Tempo, silêncio, pensamento crítico, empatia. Acredito na Cultura e nas artes como lugares de resistência e desaceleração que, introduzindo um movimento de descontinuidade num quotidiano extremamente saturado e difuso de estímulos, mensagens e reacções, nos convidam a uma relação lenta, imersiva e superlativa com essas quatro dimensões nucleares — com o espaço “vazio”, em branco, entre as árvores, com o imenso mundo subtil, frágil e subliminar que está entre, em última análise, com o transcendente. Esse é, provavelmente, o gesto mais revolucionário que podemos conceber nos dias que correm, no sentido da criação de assembleias humanas mais sensíveis, lúcidas, informadas, críticas e empáticas. Penso numa vida do espírito: respirar (n)os intervalos, reeducar o olhar sobre o pormenor e o não/menos óbvio, vislumbrar tonalidades e nuances intermédias, sentir a “música em estado de gravidez” (assim define Mia Couto o silêncio), abraçar margens olvidadas do quotidiano, escutar zonas periféricas mas vitais, mergulhar nas dimensões mais insondáveis do limbo (dessa “terra de ninguém”), valorizar as nuances, as pequenas “insignificâncias” e as horas dos “mágicos cansaços”.

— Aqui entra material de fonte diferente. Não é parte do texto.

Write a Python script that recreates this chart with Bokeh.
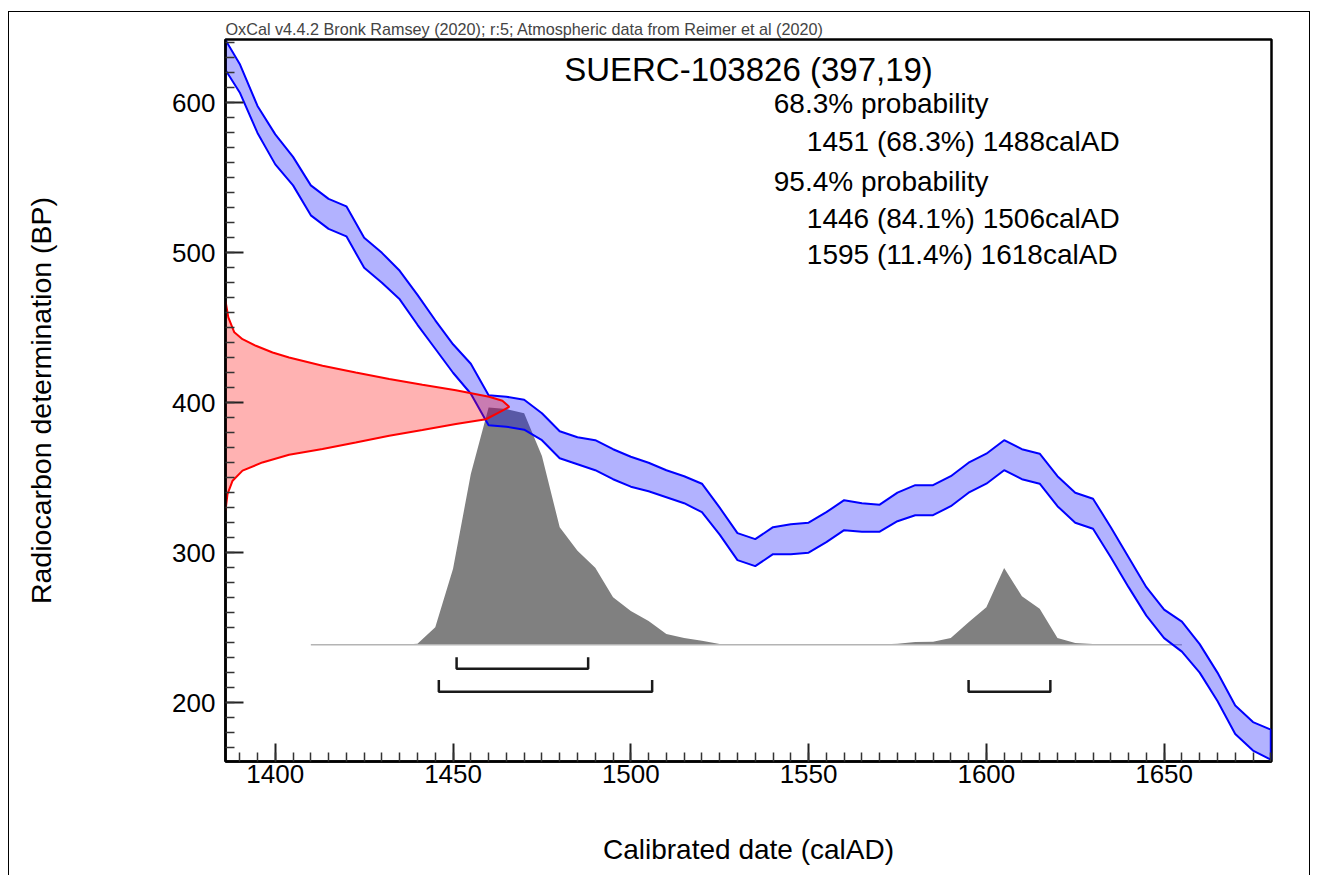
from bokeh.plotting import figure
from bokeh.models import Label, SingleIntervalTicker, Range1d
from bokeh.embed import file_html
from bokeh.resources import INLINE

FONT = "Liberation Sans"

# ---- data ----
# IntCal20 calibration band (upper / lower edge, BP)
curve_years = [1386, 1390, 1395, 1400, 1405, 1410, 1415, 1420, 1425, 1430,
               1435, 1440, 1445, 1450, 1455, 1460, 1465, 1470, 1475, 1480,
               1485, 1490, 1495, 1500, 1505, 1510, 1515, 1520, 1525, 1530,
               1535, 1540, 1545, 1550, 1555, 1560, 1565, 1570, 1575, 1580,
               1585, 1590, 1595, 1600, 1605, 1610, 1615, 1620, 1625, 1630,
               1635, 1640, 1645, 1650, 1655, 1660, 1665, 1670, 1675, 1680]
curve_hi = [642, 626, 598, 579, 564, 545, 536, 531, 510, 500,
            488, 472, 455, 439, 426, 405, 404, 402, 393, 381,
            377, 375, 369, 364, 360, 355, 351, 346, 330, 313,
            309, 317, 319, 320, 327, 335, 333, 332, 340, 345,
            345, 351, 360, 366, 375, 369, 366, 351, 340, 336,
            317, 297, 277, 262, 254, 239, 220, 198, 187, 182]
curve_lo = [622, 607, 580, 559, 545, 525, 516, 511, 490, 480,
            469, 452, 436, 420, 406, 385, 384, 382, 375, 363,
            359, 355, 349, 344, 341, 337, 333, 327, 312, 295,
            291, 299, 299, 300, 307, 315, 314, 314, 321, 325,
            325, 331, 340, 346, 355, 349, 346, 331, 320, 316,
            297, 277, 258, 243, 234, 220, 201, 179, 168, 162]

# calibrated probability distribution (relative)
dist_years = [1410, 1415, 1420, 1425, 1430, 1435, 1440, 1445, 1450, 1455,
              1460, 1465, 1470, 1475, 1480, 1485, 1490, 1495, 1500, 1505,
              1510, 1515, 1520, 1525, 1530, 1535, 1540, 1545, 1550, 1555,
              1560, 1565, 1570, 1575, 1580, 1585, 1590, 1595, 1600, 1605,
              1610, 1615, 1620, 1625, 1630, 1635, 1640, 1645, 1650, 1655]
dist_prob = [0.0, 0.0, 0.0, 0.0, 0.0, 0.001, 0.005, 0.074, 0.32, 0.72,
             1.0, 0.993, 0.975, 0.795, 0.495, 0.396, 0.325, 0.2, 0.143, 0.101,
             0.046, 0.029, 0.017, 0.004, 0.001, 0.0, 0.0, 0.0, 0.0, 0.001,
             0.002, 0.002, 0.002, 0.005, 0.012, 0.013, 0.029, 0.095, 0.158, 0.324,
             0.205, 0.152, 0.029, 0.008, 0.004, 0.001, 0.0, 0.0, 0.0, 0.0]

# radiocarbon determination 397 +/- 19 BP (relative)
meas_bp = [468, 457, 447, 442.4, 438, 433.5, 430.2, 424.7, 420.2, 415.8,
           412, 408.4, 404, 401.3, 397.3, 394.7, 389, 385.8, 381.8, 378,
           373.5, 369.1, 365.3, 360.2, 354.7, 348, 339, 328]
meas_prob = [0.0, 0.01, 0.031, 0.06, 0.107, 0.166, 0.224, 0.342, 0.459, 0.577,
             0.694, 0.812, 0.929, 0.976, 1.0, 0.976, 0.918, 0.812, 0.694, 0.577,
             0.459, 0.342, 0.224, 0.13, 0.06, 0.025, 0.007, 0.0]

range_68 = [(1451, 1488)]
range_95 = [(1446, 1506), (1595, 1618)]

header = "OxCal v4.4.2 Bronk Ramsey (2020); r:5; Atmospheric data from Reimer et al (2020)"
sample_title = "SUERC-103826 (397,19)"
summary_lines = ["68.3% probability",
                 "1451 (68.3%) 1488calAD",
                 "95.4% probability",
                 "1446 (84.1%) 1506calAD",
                 "1595 (11.4%) 1618calAD"]
summary_indent = [False, True, False, True, True]

x_label = "Calibrated date (calAD)"
y_label = "Radiocarbon determination (BP)"

# ---- layout / style constants ----
X0, X1 = 1386, 1680.2
Y0, Y1 = 160.7, 642.3
DIST_BASE = 238.5
DIST_SCALE = 158.4
MEAS_SCALE = 79.8
BR68_LEVEL, BR95_LEVEL, BR_TICK = 222.5, 207.3, 7.7

p = figure(width=1302, height=864, output_backend="svg", toolbar_location=None,
           x_range=Range1d(X0, X1), y_range=Range1d(Y0, Y1),
           min_border_left=216, min_border_right=40, min_border_top=27,
           min_border_bottom=115, title=header)
p.styles = {"margin-left": "8px", "margin-top": "11px",
            "border-left": "1px solid black", "border-top": "1px solid black",
            "border-right": "1px solid black"}

p.title.text_font = FONT
p.title.text_font_size = "16.2px"
p.title.text_font_style = "normal"
p.title.standoff = 3
p.title.offset = 0

p.grid.visible = False
p.outline_line_color = "black"
p.outline_line_width = 2.5
p.background_fill_color = "white"
p.border_fill_color = "white"

p.xaxis.ticker = SingleIntervalTicker(interval=50, num_minor_ticks=10)
p.yaxis.ticker = SingleIntervalTicker(interval=100, num_minor_ticks=10)
for ax in (p.xaxis[0], p.yaxis[0]):
    ax.axis_line_width = 2.5
    ax.axis_line_color = "black"
    ax.major_tick_in = 18
    ax.major_tick_out = 0
    ax.minor_tick_in = 9
    ax.minor_tick_out = 0
    ax.major_tick_line_width = 2
    ax.minor_tick_line_width = 1.5
    ax.major_tick_line_color = "#222222"
    ax.minor_tick_line_color = "#333333"
    ax.major_label_text_font = FONT
    ax.major_label_text_font_size = "26px"
    ax.major_label_text_color = "black"
    ax.axis_label_text_font = FONT
    ax.axis_label_text_font_style = "normal"
    ax.axis_label_text_color = "black"
p.xaxis.axis_label_text_font_size = "28px"
p.yaxis.axis_label_text_font_size = "28.5px"
p.xaxis.axis_label = x_label
p.yaxis.axis_label = y_label
p.xaxis.major_label_standoff = 3
p.yaxis.major_label_standoff = 10
p.xaxis.axis_label_standoff = 48
p.yaxis.axis_label_standoff = 112

# calibrated distribution
dx = [dist_years[0]] + dist_years + [dist_years[-1]]
dy = [DIST_BASE] + [DIST_BASE + v * DIST_SCALE for v in dist_prob] + [DIST_BASE]
p.patch(dx, dy, fill_color="#808080", line_color=None)
p.line([dist_years[0], dist_years[-1]], [DIST_BASE, DIST_BASE],
       line_color="#b4b4b4", line_width=1.5)

# calibration curve band
bx = curve_years + curve_years[::-1]
by = curve_hi + curve_lo[::-1]
p.patch(bx, by, fill_color="#0000ff", fill_alpha=0.3, line_color="#0000ff", line_width=2)

# measurement distribution
mx = [X0 + v * MEAS_SCALE for v in meas_prob]
p.patch([X0] + mx + [X0], [meas_bp[0]] + meas_bp + [meas_bp[-1]],
        fill_color="#ff0000", fill_alpha=0.3, line_color=None)
p.line(mx, meas_bp, line_color="#ff0000", line_width=2)

# range brackets
for lvl, rngs in ((BR68_LEVEL, range_68), (BR95_LEVEL, range_95)):
    for a, b in rngs:
        p.line([a, a, b, b], [lvl + BR_TICK, lvl, lvl, lvl + BR_TICK],
               line_color="#1a1a1a", line_width=2.5)

# texts
p.add_layout(Label(x=(X0 + X1) / 2, y=622.0, text=sample_title, text_align="center",
                   text_baseline="alphabetic", text_font=FONT, text_font_size="33px",
                   text_color="black"))
line_y = [599.5, 574.0, 547.9, 522.9, 498.9]
for txt, ind, yy in zip(summary_lines, summary_indent, line_y):
    p.add_layout(Label(x=1549.5 if ind else 1540.2, y=yy, text=txt, text_align="left",
                       text_baseline="alphabetic", text_font=FONT, text_font_size="28px",
                       text_color="black"))

open("out.html", "w").write(file_html(p, INLINE))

E aqui as artes, em particular, devem assumir-se como “máquina de guerra” contra a banalidade, a cristalização, o automatismo, a formatação, a mediania (que vai grassando). Não concebo a criação artística senão como um universo que convida o outro para o significado, que sublinha uma vocação primordial para a ampliação e densificação do ser, abrindo o nosso campo de sensibilidade por várias vias que não poucas vezes se interpenetram: provocando um espanto singular e irrepetível, não necessariamente rotulável; gerando, pelo estranhamento, aquela inquietação — os solavancos interiores de que falava Flaubert — que conduz ao questionamento e (des)construção internos; transmitindo os delicados fios com que se fabrica o apaziguamento e a quietude; permitindo um reconhecimento/familiaridade e alinhamento “antigos” com a mensagem fruída.
Uma arte que ousa uma aproximação utópica, “estimulantemente falhada”, e uma permanente interrogação criativa do segredo-mistério como traço primacial e distintivo da condição humana — por contraponto a um mundo sempre iluminado, despido, dissecado/explicado e monitorizado pela tecnologia. Em rota de colisão com essa reificação imagética a que assistimos, centrada no imediatismo do “aqui e agora”, a atenção e a imaginação, ao invés, recordam e projectam, numa dinâmica de saltos temporais, preservando as preciosas imagens não presentes, aquelas que, no fundo, instauram a transformação maior: a nossa iniciação ao não visível.